By this point you might not think there's much of a plot in The Lusty Men. There is a plot, concerning Jeff's mentoring of a young farm hand Wes Merritt into a rodeo star while falling for Wes' wife Louise, played with snap by Susan Hayward, but Ray's heart is more concerned with the characters he loves so much rather than a typical 3-act structure. Ray was very proud of his ability to "wing it" on the making of this movie (the script was more or less being written as filming progressed, usually with the support of his lead actor), and it was a small miracle he was able to do so at RKO for the notorious Howard Hughes. At 2 hours, the film works slowly and gracefully, with exciting scenes devoted to the rodeo games and special attention going to the rough-and-tumble men who participate in these games. In other words, this is the kind of script which would decidedly NOT get someone into film school, but the themes which Ray finds fascinating--how every scar tells a story, or how American masculinity in the 1950s was marred by the lack of a real home--make their way into the film with real intelligence, and the watermark of a natural-born film maker.

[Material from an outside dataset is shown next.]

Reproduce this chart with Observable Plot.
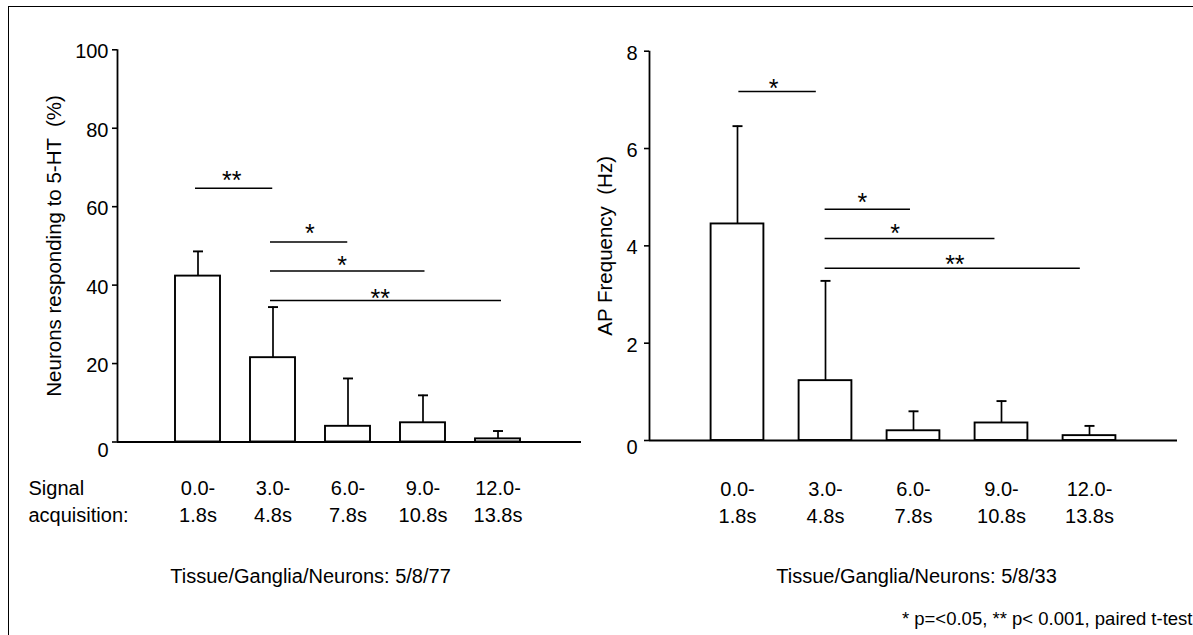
<!DOCTYPE html>
<html>
<head>
<meta charset="utf-8">
<script src="https://cdn.jsdelivr.net/npm/d3@7"></script>
<script src="https://cdn.jsdelivr.net/npm/@observablehq/plot@0.6"></script>
<style>
  body { margin: 0; background: #fff; }
  #wrap { position: relative; width: 1193px; height: 635px; overflow: hidden; background: #fff; }
  #frame { position: absolute; left: 7.5px; top: 6px; width: 1300px; height: 700px;
           border-left: 1.7px solid #000; border-top: 1.7px solid #000; }
  #wrap svg { position: absolute; top: 0; }
</style>
</head>
<body>
<div id="wrap"><div id="frame"></div></div>
<script>
// ---------- data ----------
const timeBins = ["0.0-\n1.8s", "3.0-\n4.8s", "6.0-\n7.8s", "9.0-\n10.8s", "12.0-\n13.8s"];

const neuronsPct = [42.3, 21.5, 4.0, 4.9, 0.8];
const neuronsErr = [6.3, 12.9, 12.2, 7.0, 2.0];
const neuronsTicks = [0, 20, 40, 60, 80, 100];
const neuronsLabel = "Neurons responding to 5-HT  (%)";

const apFreqHz = [4.45, 1.23, 0.20, 0.36, 0.10];
const apFreqErr = [2.01, 2.05, 0.40, 0.45, 0.20];
const apTicks = [0, 2, 4, 6, 8];
const apLabel = "AP Frequency  (Hz)";

// significance brackets (x in bin units, 0 = first bin; y in data units)
const neuronsSigFrom = [-0.04, 0.96, 0.96, 0.96];
const neuronsSigTo = [0.99, 1.99, 3.02, 4.04];
const neuronsSigY = [64.7, 51.0, 43.6, 36.1];
const neuronsSigLabelX = [0.45, 1.49, 1.92, 2.43];
const neuronsSigLabelY = [68.2, 54.8, 46.5, 38.2];
const neuronsSigText = ["**", "*", "*", "**"];

const apSigFrom = [0.01, 0.99, 0.99, 0.99];
const apSigTo = [0.89, 1.96, 2.92, 3.89];
const apSigY = [7.17, 4.75, 4.15, 3.54];
const apSigLabelX = [0.41, 1.42, 1.79, 2.47];
const apSigLabelY = [7.36, 5.02, 4.37, 3.73];
const apSigText = ["*", "*", "*", "**"];

const rowTitle = "Signal\nacquisition:";
const neuronsN = "Tissue/Ganglia/Neurons: 5/8/77";
const apN = "Tissue/Ganglia/Neurons: 5/8/33";
const footnote = "* p=<0.05, ** p< 0.001, paired t-test";

// ---------- drawing ----------
const FONT = "'Liberation Sans', Arial, Helvetica, sans-serif";
const capSymbol = {
  draw(ctx, size) {
    const w = Math.sqrt(size / Math.PI);
    ctx.moveTo(-w, 0);
    ctx.lineTo(w, 0);
  }
};

function panel(o) {
  const bars = o.values.map((v, i) => ({i, v, top: v + o.errors[i], label: timeBins[i]}));
  const sig = o.sigFrom.map((f, k) => ({
    from: f, to: o.sigTo[k], y: o.sigY[k], lx: o.sigLabelX[k], ly: o.sigLabelY[k], text: o.sigText[k]
  }));
  const [x0, x1] = o.xDomain;
  const yMax = o.ticks[o.ticks.length - 1];
  const marks = [
    Plot.rectY(bars, {x1: d => d.i - 0.3, x2: d => d.i + 0.3, y1: 0, y2: "v",
      fill: "#fff", stroke: "#000", strokeWidth: 1.9}),
    Plot.ruleX(bars, {x: "i", y1: "v", y2: "top", stroke: "#000", strokeWidth: 1.7}),
    Plot.dot(bars, {x: "i", y: "top", r: 5, symbol: capSymbol, stroke: "#000", fill: "none", strokeWidth: 1.9}),
    Plot.ruleY([0], {x1: x0, x2: x1, stroke: "#000", strokeWidth: 1.9}),
    Plot.ruleX([x0], {y1: 0, y2: yMax, stroke: "#000", strokeWidth: 1.8}),
    Plot.axisY(o.ticks, {anchor: "left", tickSize: 5, tickFormat: () => "", label: null, strokeWidth: 1.6}),
    Plot.axisY(o.ticks.filter(t => t !== 0), {anchor: "left", tickSize: 0, tickPadding: o.labelPad,
      dy: 2, fontSize: 20, label: null, fontFamily: FONT}),
    Plot.axisY([0], {anchor: "left", tickSize: 0, tickPadding: o.labelPad,
      dy: o.zeroDy, fontSize: 20, label: null, fontFamily: FONT}),
    Plot.text([o.yLabel], {frameAnchor: "left", rotate: -90, dx: o.titleDx, fontSize: 20.5,
      textAnchor: "middle", lineAnchor: "middle", fill: "#000"}),
    Plot.link(sig, {x1: "from", x2: "to", y1: "y", y2: "y", stroke: "#000", strokeWidth: 1.5}),
    Plot.text(sig, {x: "lx", y: "ly", text: "text", fontSize: 25, dy: 6.5, fill: "#000"}),
    Plot.text(bars, {x: "i", y: 0, text: "label", lineAnchor: "top", lineHeight: 1.35,
      dy: o.catDy, fontSize: 20, fill: "#000"})
  ];
  for (const e of o.extras) {
    marks.push(Plot.text([e.text], {frameAnchor: e.frameAnchor, textAnchor: e.textAnchor,
      lineAnchor: "top", lineHeight: 1.35, dx: e.dx, dy: e.dy, fontSize: e.fontSize, fill: "#000"}));
  }
  const svg = Plot.plot({
    width: o.width, height: 635,
    marginLeft: o.ml, marginRight: o.mr, marginTop: o.mt, marginBottom: 635 - o.y0px,
    x: {type: "linear", domain: o.xDomain, axis: null},
    y: {domain: [0, yMax], axis: null},
    style: {background: "transparent", overflow: "visible", fontFamily: FONT, color: "#000"},
    marks
  });
  svg.style.left = o.left + "px";
  return svg;
}

const wrap = document.getElementById("wrap");

wrap.appendChild(panel({
  left: 0, width: 600, ml: 117, mr: 19, mt: 49.3, y0px: 441.5,
  xDomain: [-1.0733, 5.1133],
  values: neuronsPct, errors: neuronsErr, ticks: neuronsTicks, yLabel: neuronsLabel,
  sigFrom: neuronsSigFrom, sigTo: neuronsSigTo, sigY: neuronsSigY,
  sigLabelX: neuronsSigLabelX, sigLabelY: neuronsSigLabelY, sigText: neuronsSigText,
  labelPad: 9, zeroDy: 8.5, titleDx: -63, catDy: 34.3,
  extras: [
    {text: rowTitle, frameAnchor: "bottom-left", textAnchor: "start", dx: -89, dy: 34.3, fontSize: 20},
    {text: neuronsN, frameAnchor: "bottom", textAnchor: "middle", dx: -39, dy: 122.3, fontSize: 20}
  ]
}));

wrap.appendChild(panel({
  left: 600, width: 593, ml: 49, mr: 16, mt: 50.7, y0px: 440,
  xDomain: [-1.0, 5.0],
  values: apFreqHz, errors: apFreqErr, ticks: apTicks, yLabel: apLabel,
  sigFrom: apSigFrom, sigTo: apSigTo, sigY: apSigY,
  sigLabelX: apSigLabelX, sigLabelY: apSigLabelY, sigText: apSigText,
  labelPad: 12, zeroDy: 7, titleDx: -44, catDy: 36.8,
  extras: [
    {text: apN, frameAnchor: "bottom", textAnchor: "middle", dx: 3, dy: 123.8, fontSize: 20},
    {text: footnote, frameAnchor: "bottom-right", textAnchor: "end", dx: 15, dy: 166.4, fontSize: 18.5}
  ]
}));
</script>
</body>
</html>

Ray once took great pride in "taking the gun away from Bogart" in Knock on Any Door, and in The Lusty Men, he does the same with Mitchum, an actor so well remembered for his laconic masculinity and his enigmatic worldliness in equal measures as his off-screen bad boy image and his seemingly nonchalant disinterest in acting. It's very difficult to imagine anyone else playing Jeff McCloud, because Mitchum puts his whole body into this role (that devastating little gimp...), and like McCloud, Mitchum only wore the stoic mask to hide a desire and a tenderness that could become so misunderstood if revealed. This is the same actor who wrote poetry, played saxophone and released a calypso album, among other side passion projects. Given Ray's unique trademark of guiding personally revealing performances from his actors, it wouldn't be a surprise if there was a lot of Jeff McCloud in Robert Mitchum. Or maybe I just don't want to imagine the real Mitchum as Reverend Harry Powell's real-life counterpart.
In the sad end, it is homelessness which kills Jeff McCloud, who begins his journey revisiting the first home he's ever known, and he ends it in the last one he's ever wanted, in the arms of the woman he loves and shares his longing for a gravitationally-bound life. It might not be much, but it's proof that frankly, Mitchum did give a damn.